CHALLENGE: Answer with a single number: the count of lines that hold "this".
Start of DATA FOR THE TASK
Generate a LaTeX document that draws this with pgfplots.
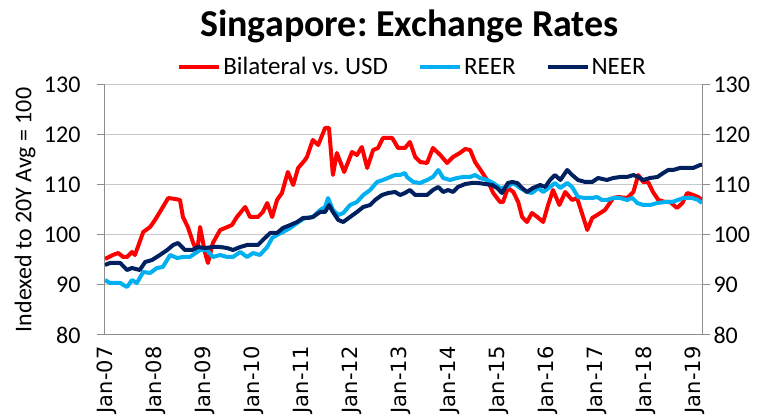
\documentclass[border=0pt]{standalone}
\usepackage{fontspec}
\setmainfont{Carlito}
\newfontfamily\dejavu{DejaVu Sans}
\usepackage{pgfplots}
\pgfplotsset{compat=1.18}
\definecolor{cred}{RGB}{255,0,0}
\definecolor{cblue}{RGB}{0,176,240}
\definecolor{cnavy}{RGB}{0,32,96}
\definecolor{gridc}{RGB}{200,200,200}
\definecolor{axc}{RGB}{140,140,140}
\frenchspacing
\begin{document}
\begin{tikzpicture}
\path[use as bounding box] (-105pt,-82pt) rectangle (661pt,335pt);
\begin{axis}[
  at={(0,0)}, anchor=south west, scale only axis, width=597pt, height=250pt,
  xmin=0, xmax=12.18, ymin=80, ymax=130,
  axis x line*=bottom, axis y line*=left,
  ytick={80,90,...,130},
  xtick={0,1,...,12},
  xticklabels={Jan-07,Jan-08,Jan-09,Jan-10,Jan-11,Jan-12,Jan-13,Jan-14,Jan-15,Jan-16,Jan-17,Jan-18,Jan-19},
  xticklabel style={rotate=90, anchor=east, font=\dejavu\fontsize{21}{21}\selectfont, yshift=-2pt},
  yticklabel style={font=\fontsize{24}{24}\selectfont},
  yticklabel shift=13pt,
  /pgf/number format/assume math mode=true,
  ymajorgrids, grid style={gridc, line width=1pt},
  axis line style={axc, line width=1pt},
  y tick style={axc, line width=1pt},
  x tick style={draw=none},
  tick align=outside, major tick length=8pt,
  every axis y label/.style={at={(axis description cs:0,0.5)}, xshift=-80pt, rotate=90, anchor=center},
  ylabel={Indexed to 20Y Avg = 100},
  ylabel style={font=\fontsize{24}{26}\selectfont},
  title={Singapore: Exchange Rates},
  title style={font=\bfseries\fontsize{38}{40}\selectfont, at={(0.5,1)}, anchor=center, yshift=53pt, xshift=6pt},
  legend style={at={(0.5,1)}, anchor=center, yshift=18pt, xshift=9pt, draw=none, fill=none, legend columns=3, font=\fontsize{25}{27}\selectfont, /tikz/every even column/.append style={column sep=28pt}},
  legend image code/.code={\draw[#1] (0pt,0pt) -- (40pt,0pt);},
  every axis plot/.append style={line width=4pt, line join=round},
]
\addplot[cred] coordinates {
(0,95.2)(0.16,96)(0.27,96.4)(0.37,95.6)(0.45,95.6)(0.55,96.6)(0.61,96)(0.67,97.6)(0.78,100.6)(0.92,101.6)
(1.02,103)(1.12,104.6)(1.29,107.4)(1.43,107.2)(1.53,107)(1.59,103.6)(1.69,101.6)(1.80,98.4)(1.88,96.6)(1.94,101.6)
(2.04,96.5)(2.10,94.4)(2.20,98.4)(2.35,101)(2.45,101.4)(2.59,102)(2.69,103.6)(2.86,105.6)(2.96,103.6)
(3.12,103.6)(3.22,104.6)(3.31,106.4)(3.41,103.6)(3.51,107)(3.61,108.4)(3.73,112.6)(3.84,110)(3.94,113.4)
(4.08,115)(4.12,115.6)(4.24,119)(4.35,118)(4.49,121.4)(4.57,121.4)(4.65,112)(4.73,116.4)(4.88,112.6)
(5.04,116.6)(5.14,116)(5.24,117.6)(5.35,113.4)(5.47,117)(5.57,117.4)(5.67,119.4)(5.86,119.4)(5.98,117.4)
(6.12,117.4)(6.22,118.6)(6.33,115.6)(6.43,114.6)(6.57,114.4)(6.69,117.4)(6.84,116)(6.98,114.4)
(7.10,115.6)(7.24,116.4)(7.35,117.2)(7.45,117)(7.55,114.6)(7.69,112.6)(7.82,110.6)(7.92,108.4)
(8.06,106.6)(8.12,106.6)(8.22,109.4)(8.33,108.6)(8.43,106.6)(8.51,103.6)(8.61,102.6)(8.71,104.4)(8.82,103.6)(8.94,102.6)
(9.04,106)(9.14,109)(9.27,106)(9.39,108.6)(9.53,107)(9.63,107.4)(9.73,104.4)(9.84,101)(9.94,103.4)
(10.04,104)(10.20,105)(10.37,107.4)(10.47,107.6)(10.65,107.4)(10.78,108.6)(10.88,112)(10.98,110.6)
(11.08,110.6)(11.18,108.6)(11.29,107)(11.43,106.6)(11.53,106.6)(11.67,105.4)(11.78,106.4)(11.88,108.4)
(12.00,108)(12.10,107.6)(12.18,107)
};
\addlegendentry{Bilateral vs. USD}
\addplot[cblue] coordinates {
(0,91)(0.10,90.4)(0.31,90.4)(0.45,89.6)(0.55,91)(0.65,90.4)(0.78,92.6)(0.92,92.4)
(1.06,93.4)(1.18,93.6)(1.33,96)(1.47,95.4)(1.59,95.6)(1.73,95.6)(1.88,96.6)(1.94,97)
(2.08,97)(2.20,95.6)(2.35,96)(2.49,95.6)(2.61,95.6)(2.76,96.6)(2.90,95.6)
(3.02,96.4)(3.16,96)(3.31,97.6)(3.41,99.4)(3.51,100)(3.63,100.6)(3.78,101.4)(3.92,102.4)
(4.08,103.4)(4.24,103.6)(4.39,105)(4.49,105.6)(4.55,107.4)(4.65,105)(4.76,104)(4.86,104.4)
(5.00,106)(5.14,106.6)(5.27,108)(5.41,109)(5.55,110.6)(5.67,111)(5.82,111.6)(5.92,112)
(6.02,112)(6.12,112.4)(6.16,111.6)(6.29,110.6)(6.43,110.4)(6.57,111)(6.69,111.6)(6.80,113)(6.90,111.4)
(7.04,111)(7.18,111.4)(7.31,111.6)(7.45,111.6)(7.55,112)(7.65,111.4)(7.80,111)(7.92,110.4)
(8.06,109.4)(8.20,109.6)(8.33,110.4)(8.47,109.4)(8.61,108.6)(8.71,108.4)(8.84,109.4)(8.94,108.6)
(9.08,109.6)(9.18,110.4)(9.29,109.4)(9.43,110.4)(9.53,109.6)(9.65,107.6)(9.80,107.4)(9.94,107.4)
(10.04,107.6)(10.14,107)(10.24,107)(10.37,107.4)(10.51,107.4)(10.65,107)(10.76,107.4)(10.86,106.4)(10.98,106)
(11.12,106)(11.27,106.4)(11.43,106.6)(11.57,106.6)(11.69,107)(11.80,107.4)(11.98,107.4)
(12.10,107)(12.18,106.4)
};
\addlegendentry{REER}
\addplot[cnavy] coordinates {
(0,94)(0.10,94.4)(0.31,94.4)(0.45,93)(0.55,93.4)(0.71,93)(0.82,94.6)(0.96,95)
(1.12,96)(1.27,97)(1.39,98)(1.49,98.4)(1.63,97)(1.78,97)(1.90,97.6)
(2.04,97.4)(2.20,97.6)(2.35,97.6)(2.49,97.4)(2.61,97)(2.76,97.6)(2.90,98)
(3.02,98)(3.12,98)(3.22,99)(3.37,100.4)(3.51,100.4)(3.63,101.4)(3.78,102)(3.92,102.6)
(4.04,103.4)(4.14,103.4)(4.24,103.6)(4.39,104.6)(4.49,104.6)(4.57,106)(4.65,104.6)(4.76,103)(4.86,102.6)
(5.00,103.6)(5.14,104.6)(5.27,105.6)(5.41,106)(5.51,107)(5.65,108)(5.78,108.4)(5.92,108.6)
(6.02,108)(6.12,108.4)(6.22,109)(6.33,108)(6.43,108)(6.57,108)(6.69,109)(6.80,109.6)(6.90,108.6)
(7.00,109)(7.10,108.6)(7.20,109.6)(7.35,110.2)(7.49,110.4)(7.61,110.4)(7.76,110.2)(7.90,110)
(8.00,109.4)(8.10,108.4)(8.22,110.4)(8.31,110.6)(8.41,110.4)(8.51,109.4)(8.61,108.6)(8.73,109.4)(8.88,110)(8.98,109.6)
(9.08,111)(9.18,112)(9.29,111)(9.43,113)(9.53,112)(9.65,111)(9.80,110.6)(9.94,110.6)
(10.06,111.4)(10.24,111)(10.37,111.4)(10.51,111.6)(10.65,111.6)(10.78,112)(10.88,111.6)(10.98,111)
(11.12,111.4)(11.27,111.6)(11.39,112.4)(11.49,113)(11.59,113)(11.73,113.4)(11.88,113.4)
(12.00,113.4)(12.14,114)(12.18,114)
};
\addlegendentry{NEER}
\end{axis}
\begin{axis}[
  at={(0,0)}, anchor=south west, scale only axis, width=597pt, height=250pt,
  xmin=0, xmax=12.18, ymin=80, ymax=130,
  axis y line*=right, axis x line=none,
  ytick={80,90,...,130},
  yticklabel style={font=\fontsize{24}{24}\selectfont},
  /pgf/number format/assume math mode=true,
  axis line style={axc, line width=1pt},
  y tick style={axc, line width=1pt},
  tick align=outside, major tick length=8pt,
]
\addplot[draw=none] coordinates {(0,100)};
\end{axis}
\end{tikzpicture}
\end{document}
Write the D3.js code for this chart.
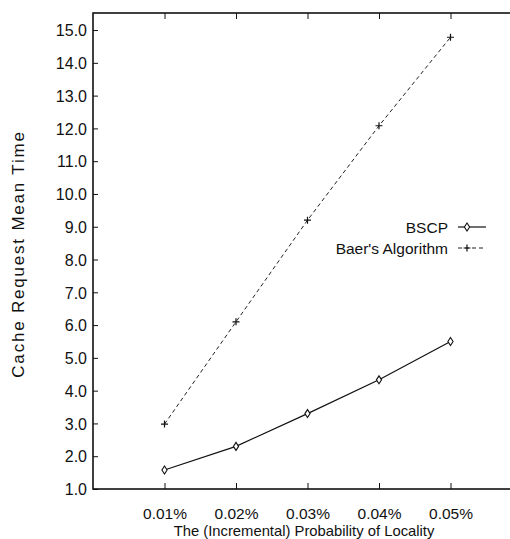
End of DATA FOR THE TASK
SOLVED EXERCISE: 2